Los
ingleses son maestros en el arte del simulacro. No hay pieza
televisiva, cinematográfica o literaria que no tenga valor, aunque
sea en el mercado secundario. Es difícil encontrar piezas
defectuosas en su producción cultural. Tienen excelentes actores,
productores, directores, guionistas y escritores y un arsenal
inacabable de historias en su historia. También nosotros las tenemos,
si no al mismo nivel por ahí va el parangón. La diferencia es que
ellos lo explotan y hasta ahora nos superaban en talento, aunque se
va igualando. Peaky
Blinders es una serie
para gustar, que es el criterio primero de la producción inglesa.
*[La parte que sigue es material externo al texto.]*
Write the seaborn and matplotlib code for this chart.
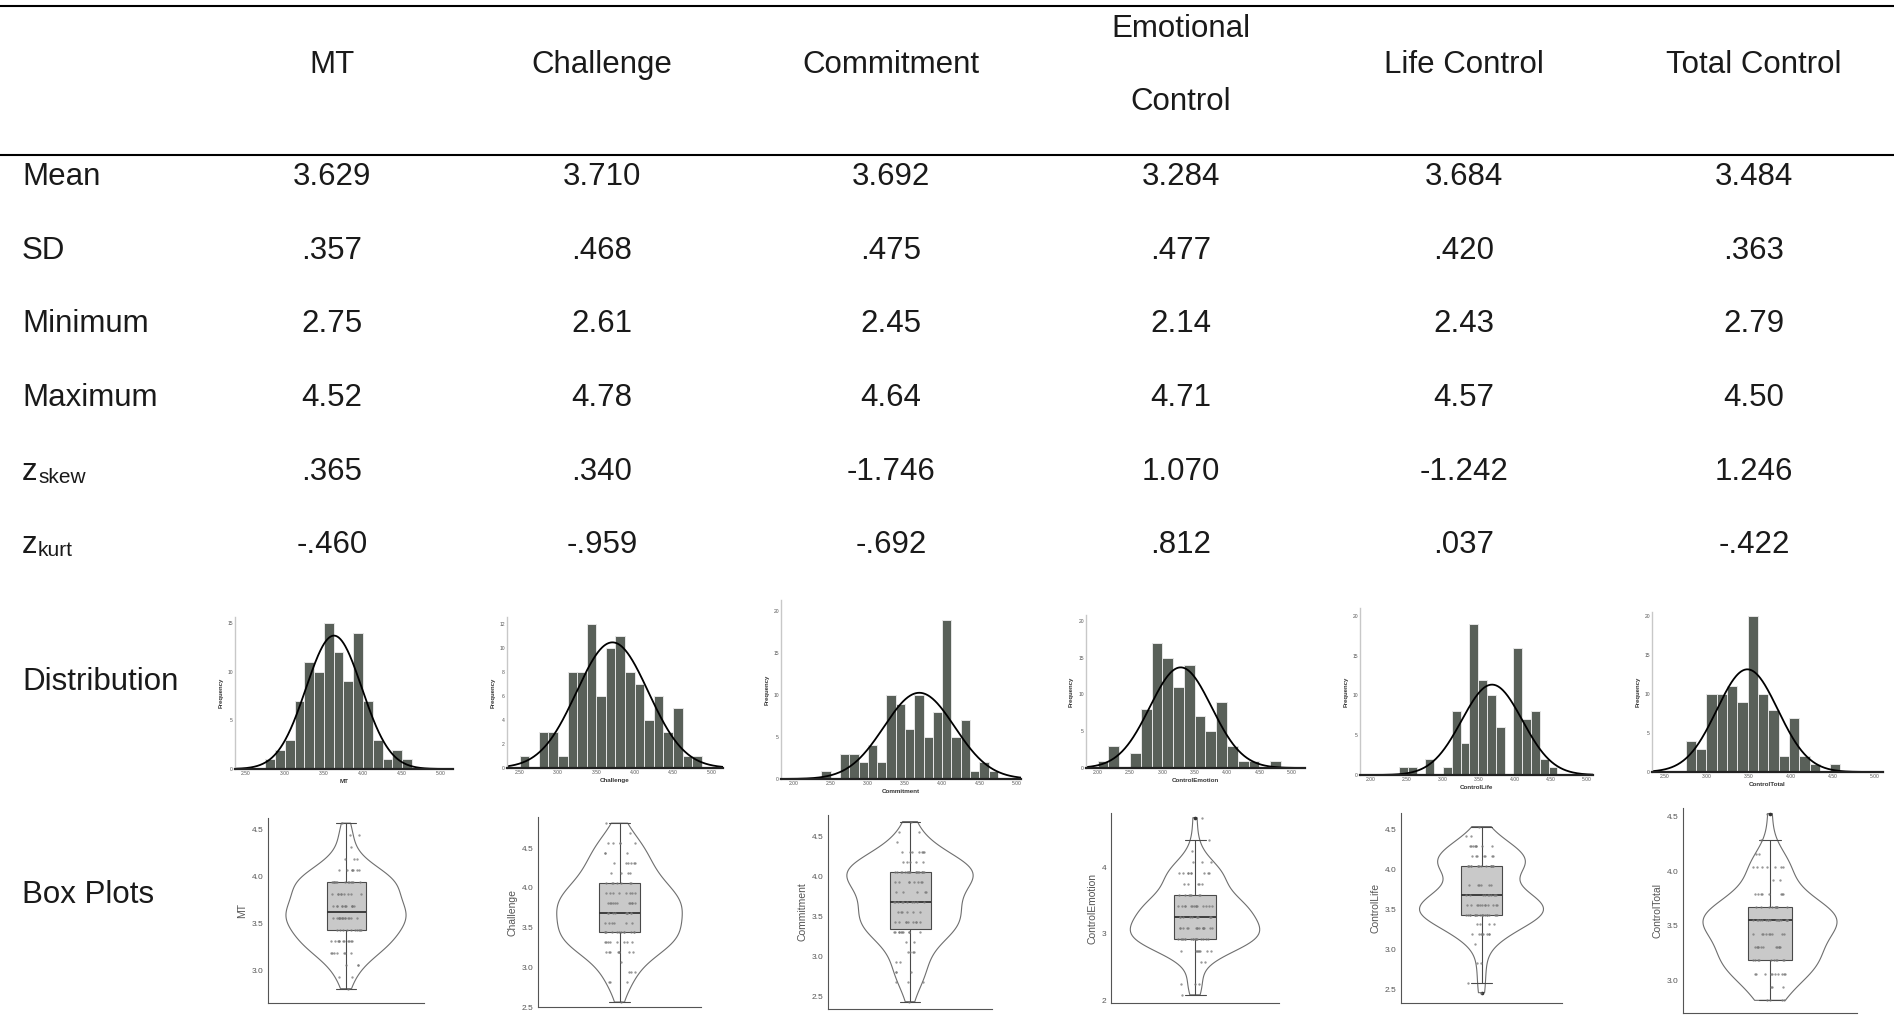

Cada uno de los ítems puesto en juego gira alrededor de esa
necesidad. Una ciudad industrial, Birmingham,
tras
la primera guerra, con masas de obreros, negocio, mafias, un poco de
nacionalismo irlandés, otro poco de espionaje, mucha violencia, algo
de sexo y su pizca de romanticismo e idealismo socialista y nombres
en la sombra de políticos de entonces, y de protagonista una familia
que emerge del arroyo -gitanos- proyectada por la posguerra y la
convulsión política y social. Los guionistas han medido cada una de
las cosas en la balanza, destacando una entre las demás en cada
temporada, al modo de The
Wire. El idioma
cuidado, muy cuidado, con sus referencias shakespearianas, un cierto
expresionismo colorista en la fotografía, la moda de esos años, el
alcohol, el tabaco, el decorado fabril, las dársenas, los altos
hornos, las peleas de hombres, los locales de apuestas en que la banda familiar labra su
fortuna inicial. No hay nada nuevo, pero cada capítulo, seis por
cada una de las cuatro temporadas, por ahora, está tan bien
destilado que tan sólo queda tirar del lazo y contemplar a gusto la
obra bien hecha. El espectador sigue agradecido la peripecia,
halagado por reconocer las referencias. No se le exige más.